God communicates to me through His Word, through prayer and through others. I find that He still speaks today and it is up to us to posture our hearts towards Him so that we can hear His voice above all the others.

God communicates to me through reading His word. He also uses our church Pastors, the lessons and series they have been doing. Really strong one this past week. We have been studying Sermon on the Mount. Also through our Worship team and their songs. There are times when having my daily devotions, praying and just seating quiet.
God has communicated through other people, family especially.

He communicates by Gods people and His Holy Spirit. A lot of times I wake up in the middle of the night with someone on my heart to pray for them, He communicates in the Still of the day be still and know I’m Gods Isaiah

Amen ❤️ yes GOD just woke me up this morning at 2:30 am to pray for my daughter. I’m waiting on Him, praying for direction

God communicates through His word. I have to be regularly coming to Him to learn what He has for me. I have to be obedient and love mercy, justice and strength of humility. If I was showing that more in my life oh what a difference it would be to others. May I listen and humbly obey what God wants me to do His way not my way.

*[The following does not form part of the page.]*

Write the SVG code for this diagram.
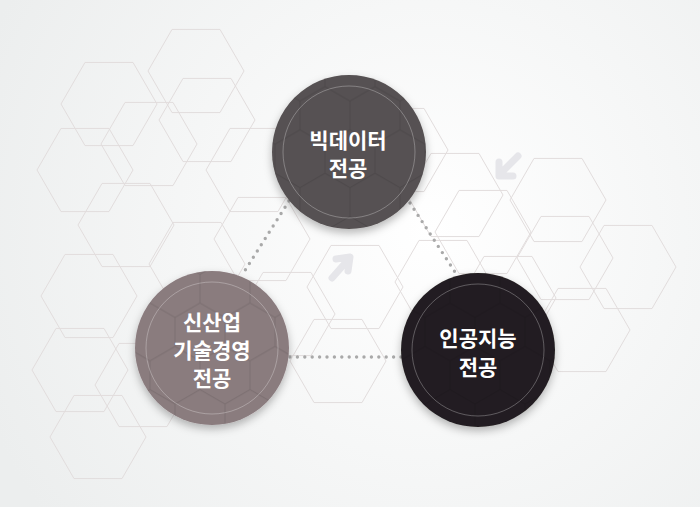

Aside from His word I often hear from Him through a devotional that I have read. It always seems when I ask God a question I open up a devotional book or open my email to read a devotional from someone I subscribe to and my question is answered plain and clear (although I will admit I still keep questioning it to be certain of the answer). For instance, we are fostering an 11 year old who is a friend of the family, we never planned to foster but this need was put into our laps. Fast forward 6 months and it’s been a tumultuous ride, so much so that we question if we should continue on. Last week we were doing lots of praying and as I opened these words popped out to me "While we may feel overwhelmed by the needs of the whole wide world, God’s Spirit compels us to do something – to step in, to love, and to rescue. We are strategically placed to be salt and light to those around us." The author of the devotional shared Isaiah 1:17 "Learn to do right; seek justice. Defend the oppressed. Take up the cause of the fatherless; plead the case of the widow." So, long story short…God spoke to me through this devotional.